Een tweede opmerking van algemene aard is deze, dat er invloeden op
het terrein van onderwijs en onderzoek zijn die van heel andere kanten
komen dan van het departement van onderwijs. Dat is uiteraard het
bedrijfsleven met vragen op het terrein van onderwijs en onderzoek,
het bedrijfsleven dat zelf grote onderzoeksafdelingen aanstuurt, maar
ook en dat is voor een overheid van directere invloed, andere
departementen. Ik noem daarbij twee voorbeelden. De minister van
economische zaken heeft enkele weken geleden gesteld, dat
universiteiten zich veel meer in concurrentie met elkaar moeten
begeven, dat ze als bedrijven dienen te worden bestuurd met alle
consequenties van dien voor wat betreft selectie en prijsstelling. Het
werd overigens gebracht vanuit een internationale invalshoek
gerelateerd aan de Lissabon doelstellingen, waarover ik nog kom te
spreken. Maar het is belangwekend te vernemen hoe de bewindslieden van
onderwijs tegen deze opmerkingen aankijken. Graag een reactie.

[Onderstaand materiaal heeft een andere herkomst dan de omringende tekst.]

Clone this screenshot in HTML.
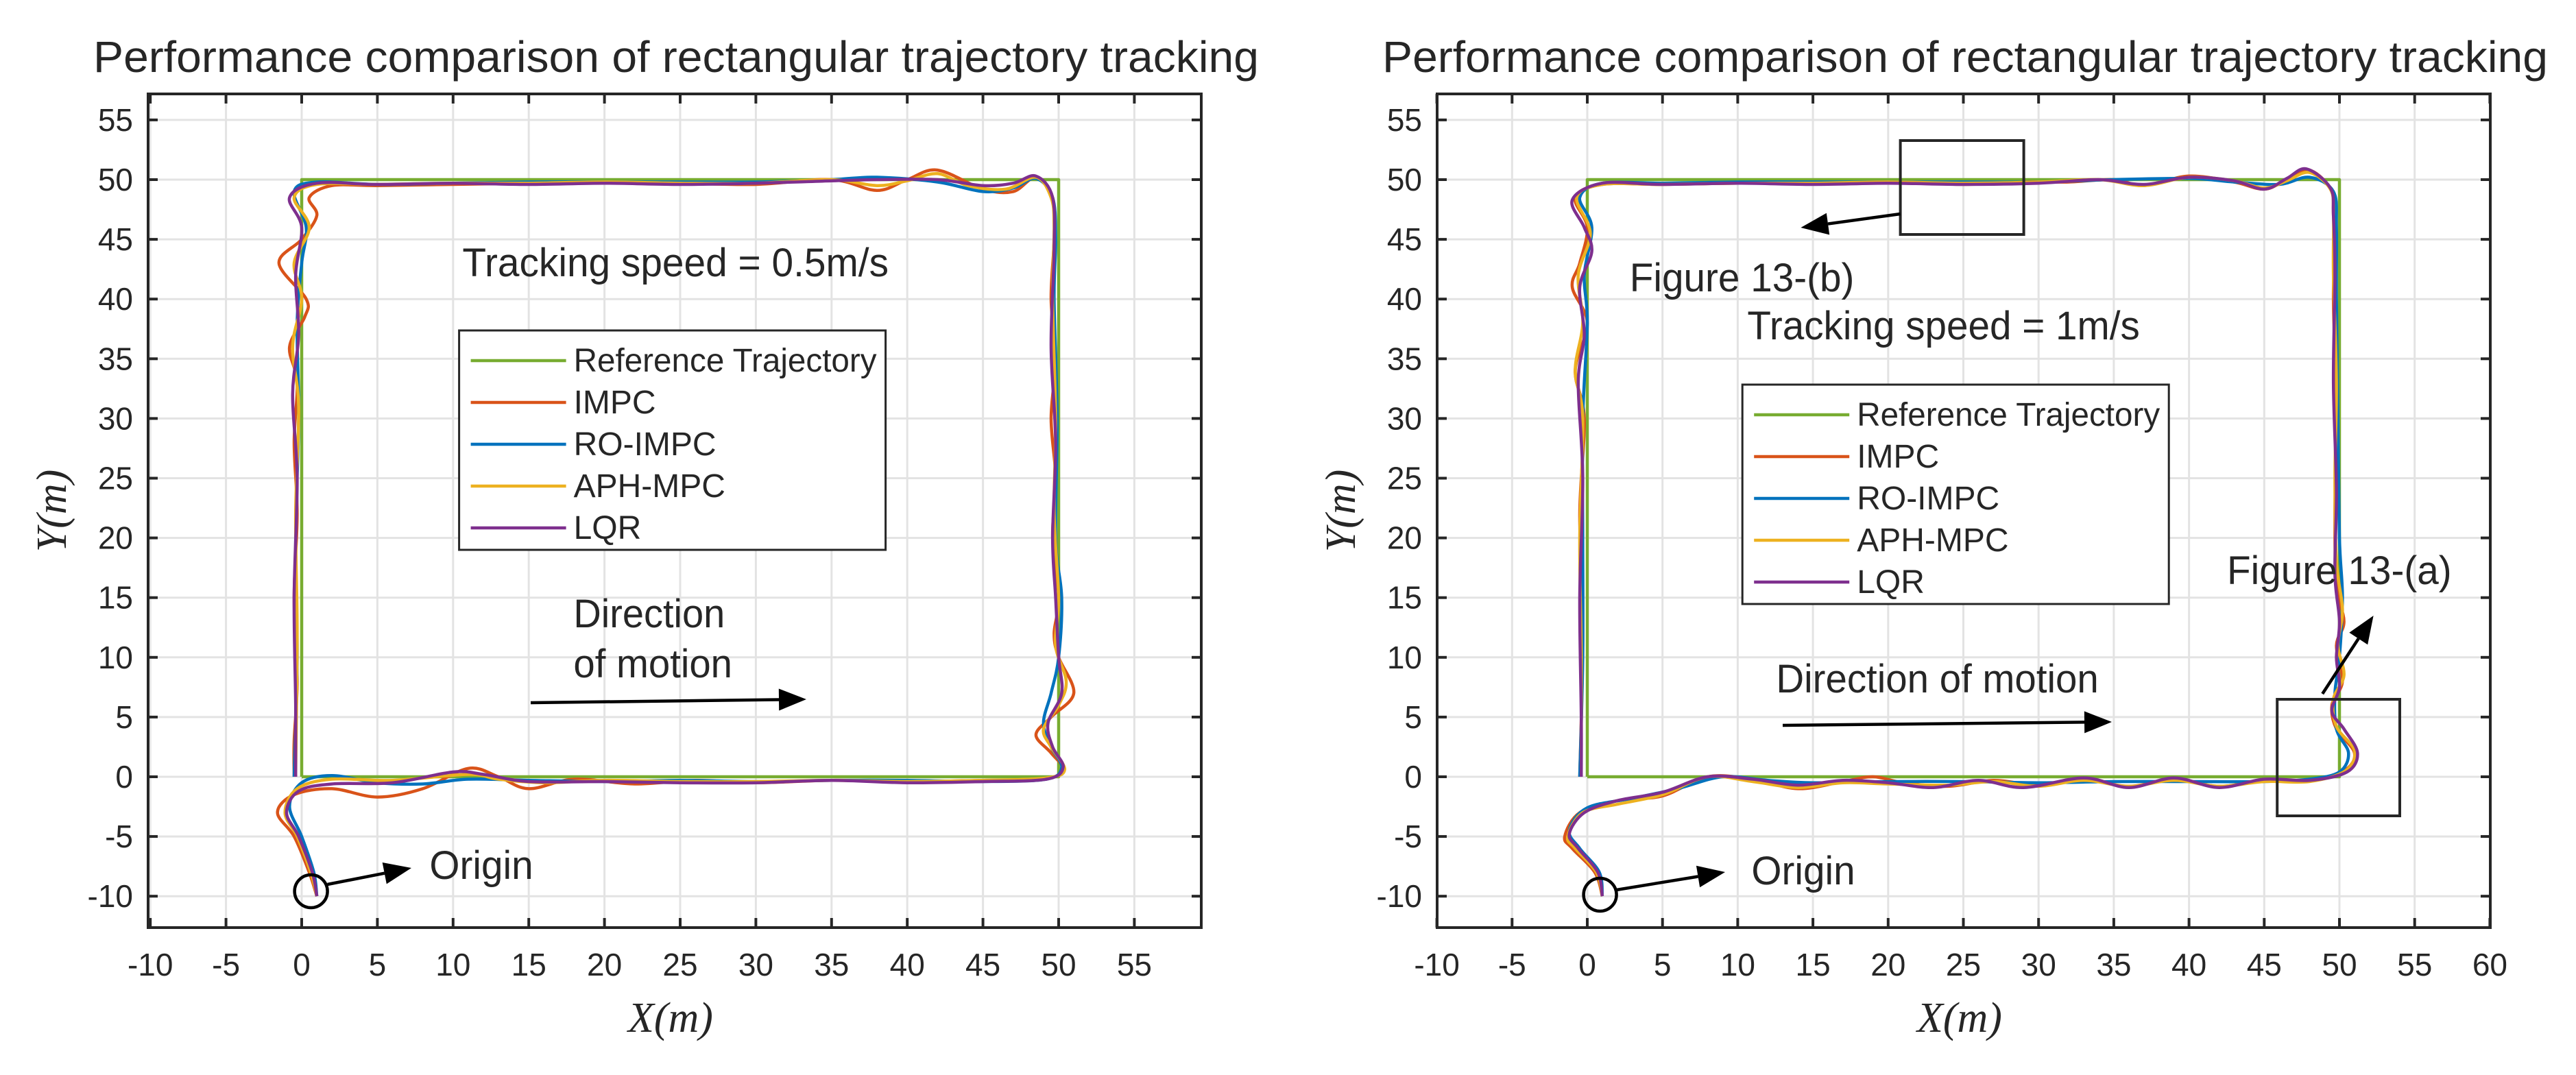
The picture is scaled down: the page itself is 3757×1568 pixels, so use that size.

Overigens gaat het hierbij steeds om de vraag hoe kunnen wij
excellente universiteiten binnen onze grenzen krijgen. De minister van
economische zaken stoorde zich terecht aan het gegeven dat bij de top
vijftig universiteiten in de wereld Nederland niet aanwezig is. Dat is
voor een van de tien rijkste landen ter wereld natuurlijk geen goede
score. In een bijdrage tijdens de uitzending van Buitenhof op zondag
12 maart, ging Plasterk in op de uitdaging die de Europese Unie zich
heeft gesteld om een Europees MIT instituut te maken en hij vond
Nederland een goede plek voor zo`n instituut, zowel qua ligging als
qua talenregiem. Vinden de bewindslieden dit ook een poging waard? Of
maakt het echec inzake het Europees rechtelijk verdrag, waar Plasterk
met overtuiging heeft opgeroepen tegen te stemmen, de kans van
Nederland voor zo iets pretentieus bij voorbaat kansloos?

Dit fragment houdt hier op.